Addio Ben Bradlee,   la verità prima di tutto

Aveva ottenuto la medaglia della libertà (Presidenzial Medal of Freedom) nel 2013. Vissuto per 26 anni a capo del Washington Post, divenuto per antonomasia il quotidiano del Watergate, lo scandalo che fece dimettere per la prima e unica volta il presidente degli Usa. Il mondo dei media piange la scomparsa di Benjamin C. Bradlee, morto all’età di 93 anni dopo alcuni di sofferenza colpito dall’Alzheimer e da demenza senile. Il giornalismo per lui è stato più di una professione. “Era - ha osservato il presidente Barack Obama - un bene pubblico vitale per la democrazia”. Ai suoi collaboratori e ai giovani che tornava ad incontrare in redazione dopo la pensione continuava a ripetere: “la verità prima di tutto”.

Sotto la sua guida una nidiata di reporter ha raccontato con meticolosità storie che hanno fatto capire il mondo in tutti i suoi risvolti, anche i più segreti. Un giornalismo onesto, obiettivo (anche se l’obiettività non è mai un preciso punto di riferimento a confronto della verità e della realtà), indipendente, di proprietà privata. Ben Bradlee “è stato un direttore geniale”, hanno ricordato Bob Woodward e Carl Bernstein, i due giovani cronisti autori dell’inchiesta che portò nel 1974 a rilevare retroscena della Casa Bianca e del Pentagono (spionaggio nei confronti del Partito Democratico da parte dei Repubblicani al governo con Richard Nixon) e che fecero esplodere un vasto terremoto politico americano; vicende che colpirono l’immaginazione pubblica e suscitarono l’interesse del mondo cinematografico di Hollywood.

L’interpretazione di Bradlee dell’attore Jason Robards nel film “Tutti gli uomini del presidente” gli fece conquistare l’Oscar nel 1976. Ben Bradlee era una delle poche persone che conosceva l’identità della fonte dello scandalo. Solo nel 2005, quando morì, si seppe che “Gola profonda” era l’agente dell’Fbi W., Mark Felt. L’inchiesta giornalistica dei due giovani reporter, appoggiati e sostenuti dal direttore a cercare la verità, costituisce una lezione per quanti vogliono realizzare giornalismo d’approfondimento. Vinse uno dei 18 premi Pulitzer conquistati dal Washington Post. Prima di quell’agosto del 1974 (Nixon annunciò in tv dalla Casa Bianca le dimissioni l’8 sera), il coraggio e l’intuito di Bradlee lo portarono, d’intesa con l’editore Katharine Graham, a pubblicare alcuni articoli sui cosidetti “Pentagon paper”, relativi a 7mila pagine di documenti segreti della guerra del Vietnam.
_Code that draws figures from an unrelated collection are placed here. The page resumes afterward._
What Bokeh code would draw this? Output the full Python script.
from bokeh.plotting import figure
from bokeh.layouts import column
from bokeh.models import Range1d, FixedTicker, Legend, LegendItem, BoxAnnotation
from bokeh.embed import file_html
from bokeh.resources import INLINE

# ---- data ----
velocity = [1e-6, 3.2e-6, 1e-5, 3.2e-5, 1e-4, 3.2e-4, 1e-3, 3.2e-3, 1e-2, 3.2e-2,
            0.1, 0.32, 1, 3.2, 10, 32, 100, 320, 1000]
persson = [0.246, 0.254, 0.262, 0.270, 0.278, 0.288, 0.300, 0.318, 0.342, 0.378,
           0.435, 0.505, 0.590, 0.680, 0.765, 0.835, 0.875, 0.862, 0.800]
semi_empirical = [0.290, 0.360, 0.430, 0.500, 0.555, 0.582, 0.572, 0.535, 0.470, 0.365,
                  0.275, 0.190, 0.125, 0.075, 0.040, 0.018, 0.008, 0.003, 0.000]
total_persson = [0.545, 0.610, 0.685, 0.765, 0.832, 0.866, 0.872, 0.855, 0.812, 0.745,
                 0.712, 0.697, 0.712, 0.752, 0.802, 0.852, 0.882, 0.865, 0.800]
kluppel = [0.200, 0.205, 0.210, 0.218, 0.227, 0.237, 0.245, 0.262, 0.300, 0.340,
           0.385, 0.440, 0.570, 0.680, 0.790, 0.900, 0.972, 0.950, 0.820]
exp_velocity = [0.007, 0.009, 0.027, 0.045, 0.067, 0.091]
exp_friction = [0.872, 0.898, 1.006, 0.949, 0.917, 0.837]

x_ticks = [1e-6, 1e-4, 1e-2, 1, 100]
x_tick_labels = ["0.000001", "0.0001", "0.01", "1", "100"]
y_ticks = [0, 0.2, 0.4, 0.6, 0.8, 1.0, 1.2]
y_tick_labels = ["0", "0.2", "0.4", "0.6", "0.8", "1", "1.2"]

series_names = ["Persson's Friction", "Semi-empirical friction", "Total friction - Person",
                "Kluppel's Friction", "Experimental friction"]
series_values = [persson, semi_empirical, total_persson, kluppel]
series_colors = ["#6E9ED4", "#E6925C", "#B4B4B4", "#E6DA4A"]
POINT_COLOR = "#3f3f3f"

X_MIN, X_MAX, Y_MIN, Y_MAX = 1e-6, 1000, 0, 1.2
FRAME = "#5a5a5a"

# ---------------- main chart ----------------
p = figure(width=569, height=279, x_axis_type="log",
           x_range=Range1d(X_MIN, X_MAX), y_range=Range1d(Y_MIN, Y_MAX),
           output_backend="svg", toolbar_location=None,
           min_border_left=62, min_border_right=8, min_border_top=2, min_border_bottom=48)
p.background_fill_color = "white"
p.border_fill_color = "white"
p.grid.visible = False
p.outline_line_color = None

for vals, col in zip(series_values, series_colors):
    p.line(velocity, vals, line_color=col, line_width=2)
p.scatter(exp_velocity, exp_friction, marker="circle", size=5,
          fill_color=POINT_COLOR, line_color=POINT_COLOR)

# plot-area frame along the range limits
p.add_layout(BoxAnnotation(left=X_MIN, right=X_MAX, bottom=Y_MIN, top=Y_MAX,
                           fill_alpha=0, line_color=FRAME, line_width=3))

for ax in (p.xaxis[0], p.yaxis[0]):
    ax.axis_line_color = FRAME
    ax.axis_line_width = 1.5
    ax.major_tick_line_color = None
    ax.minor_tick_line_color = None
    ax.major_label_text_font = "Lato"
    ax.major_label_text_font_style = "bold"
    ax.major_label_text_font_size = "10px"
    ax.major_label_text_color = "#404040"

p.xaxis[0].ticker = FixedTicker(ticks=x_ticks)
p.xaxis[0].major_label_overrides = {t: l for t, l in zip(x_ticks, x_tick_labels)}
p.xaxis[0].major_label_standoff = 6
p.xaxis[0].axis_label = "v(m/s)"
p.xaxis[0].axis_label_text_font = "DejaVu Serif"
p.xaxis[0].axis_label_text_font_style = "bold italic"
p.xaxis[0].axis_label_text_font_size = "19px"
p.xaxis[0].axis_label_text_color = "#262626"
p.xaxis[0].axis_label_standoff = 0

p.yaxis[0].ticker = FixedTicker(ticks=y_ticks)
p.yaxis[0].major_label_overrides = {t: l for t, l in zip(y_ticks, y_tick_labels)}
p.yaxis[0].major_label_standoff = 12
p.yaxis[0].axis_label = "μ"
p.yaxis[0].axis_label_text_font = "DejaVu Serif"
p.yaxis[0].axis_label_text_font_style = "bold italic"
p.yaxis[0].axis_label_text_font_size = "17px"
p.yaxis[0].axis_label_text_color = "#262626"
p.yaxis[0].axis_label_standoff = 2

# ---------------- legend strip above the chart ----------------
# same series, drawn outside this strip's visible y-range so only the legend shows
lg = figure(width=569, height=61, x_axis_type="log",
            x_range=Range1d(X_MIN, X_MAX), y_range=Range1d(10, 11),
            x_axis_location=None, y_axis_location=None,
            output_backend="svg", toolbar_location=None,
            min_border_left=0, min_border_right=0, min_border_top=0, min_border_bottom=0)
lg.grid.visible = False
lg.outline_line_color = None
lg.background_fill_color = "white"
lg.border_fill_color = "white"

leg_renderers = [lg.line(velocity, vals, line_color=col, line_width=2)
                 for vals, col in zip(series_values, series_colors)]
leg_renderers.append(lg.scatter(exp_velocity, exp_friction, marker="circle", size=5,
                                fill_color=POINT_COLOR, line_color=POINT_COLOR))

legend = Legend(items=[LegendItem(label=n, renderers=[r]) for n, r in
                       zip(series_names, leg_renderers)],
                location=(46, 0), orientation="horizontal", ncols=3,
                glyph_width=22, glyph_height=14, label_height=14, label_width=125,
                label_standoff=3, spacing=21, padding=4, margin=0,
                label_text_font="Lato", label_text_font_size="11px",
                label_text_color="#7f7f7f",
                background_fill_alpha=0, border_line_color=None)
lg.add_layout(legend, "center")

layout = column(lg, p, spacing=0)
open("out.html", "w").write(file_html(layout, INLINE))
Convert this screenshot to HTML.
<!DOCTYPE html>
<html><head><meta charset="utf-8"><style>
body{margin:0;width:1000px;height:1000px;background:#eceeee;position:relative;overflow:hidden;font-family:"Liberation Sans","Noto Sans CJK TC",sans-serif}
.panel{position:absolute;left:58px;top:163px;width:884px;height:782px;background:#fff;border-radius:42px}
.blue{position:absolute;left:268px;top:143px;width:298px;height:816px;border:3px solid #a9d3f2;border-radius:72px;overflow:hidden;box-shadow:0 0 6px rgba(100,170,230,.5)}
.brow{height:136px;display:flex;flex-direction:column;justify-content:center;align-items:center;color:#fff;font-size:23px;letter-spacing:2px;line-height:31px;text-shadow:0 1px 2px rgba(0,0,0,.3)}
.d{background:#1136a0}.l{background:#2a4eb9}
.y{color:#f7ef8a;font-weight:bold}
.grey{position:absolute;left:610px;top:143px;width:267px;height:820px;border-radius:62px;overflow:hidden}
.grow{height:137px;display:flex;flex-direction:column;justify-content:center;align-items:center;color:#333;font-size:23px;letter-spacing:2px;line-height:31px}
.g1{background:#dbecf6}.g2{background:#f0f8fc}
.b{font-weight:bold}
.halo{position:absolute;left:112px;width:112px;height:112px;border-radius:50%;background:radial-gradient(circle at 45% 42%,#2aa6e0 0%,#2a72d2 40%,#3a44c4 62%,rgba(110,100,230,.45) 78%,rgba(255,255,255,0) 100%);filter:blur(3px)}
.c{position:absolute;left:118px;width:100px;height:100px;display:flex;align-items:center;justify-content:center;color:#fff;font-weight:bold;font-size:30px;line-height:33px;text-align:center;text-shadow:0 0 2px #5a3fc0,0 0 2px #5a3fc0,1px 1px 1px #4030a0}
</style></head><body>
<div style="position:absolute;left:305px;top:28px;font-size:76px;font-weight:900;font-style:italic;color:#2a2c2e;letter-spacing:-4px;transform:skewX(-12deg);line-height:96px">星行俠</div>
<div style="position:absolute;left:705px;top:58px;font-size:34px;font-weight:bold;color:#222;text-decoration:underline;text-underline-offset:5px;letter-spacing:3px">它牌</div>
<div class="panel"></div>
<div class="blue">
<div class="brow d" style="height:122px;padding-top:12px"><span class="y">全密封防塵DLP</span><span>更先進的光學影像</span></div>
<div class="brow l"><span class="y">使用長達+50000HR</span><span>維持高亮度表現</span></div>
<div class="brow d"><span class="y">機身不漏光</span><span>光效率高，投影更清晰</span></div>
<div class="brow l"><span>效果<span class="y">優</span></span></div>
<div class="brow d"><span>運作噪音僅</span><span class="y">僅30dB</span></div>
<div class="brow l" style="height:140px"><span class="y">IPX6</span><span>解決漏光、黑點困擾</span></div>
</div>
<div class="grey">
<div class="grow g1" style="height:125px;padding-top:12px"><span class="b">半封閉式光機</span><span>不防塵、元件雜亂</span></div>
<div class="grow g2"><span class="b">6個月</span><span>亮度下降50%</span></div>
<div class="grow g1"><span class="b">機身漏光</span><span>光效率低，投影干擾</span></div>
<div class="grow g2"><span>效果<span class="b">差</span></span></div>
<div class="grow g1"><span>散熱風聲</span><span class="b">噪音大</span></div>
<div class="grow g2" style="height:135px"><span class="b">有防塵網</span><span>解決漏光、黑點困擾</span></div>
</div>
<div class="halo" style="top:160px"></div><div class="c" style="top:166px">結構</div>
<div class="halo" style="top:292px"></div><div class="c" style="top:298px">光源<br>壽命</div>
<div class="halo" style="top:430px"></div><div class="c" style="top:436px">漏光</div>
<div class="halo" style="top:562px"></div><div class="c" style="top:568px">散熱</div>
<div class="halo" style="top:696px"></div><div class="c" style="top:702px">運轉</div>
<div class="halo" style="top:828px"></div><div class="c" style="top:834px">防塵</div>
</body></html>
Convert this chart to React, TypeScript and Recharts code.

Di fronte al tentativo dell’amministrazione Nixon di bloccarli, il Washington Post e il New York Times (che li avevano ricevuti da una fonte riservata) ricorsero alla Suprema Corte, che ne permise la pubblicazione. Il giornalismo di Bradlee era di ampie vedute, per lui una storia era una storia e la stampa come sentinella dell’opinione pubblica non doveva avere alcun timore reverenziale nei confronti del potere politico, e tanto meno per quello economico e culturale. Un duro colpo lo subì anche Bradlee nel 1981, quando una giovane cronista ottenne il premio Pulitzer per la storia di un tossicodipendente di otto anni. La vicenda non era vera, era stata inventata. La giornalista confessò, restiuì il premio e si dimise dal giornale. Per Bradlee non era sufficiente e scrisse un commento che è un insegnamento per tutti i media: “La credibilità di un giornale è il suo bene più prezioso. Dipende molto spesso dall’integrità dei suoi giornalisti. Quando questa viene meno le ferite sono grandi e non c’è altro da fare che dire la verità ai lettori, chiedere scusa e iniziare a risalire la china per riguadagnare quella credibilità perduta”.

Dal 2013 la proprietà è passata in mano per 250 milioni di dollari a Jeff Bezos, che con Amazon ha rivoluzionato la vita dei consumatori. Per chi vuole presidiare ogni aspetto della loro vita, l’acquisto del Washington Post è un tassello nella sfida dell’universo della comunicazione.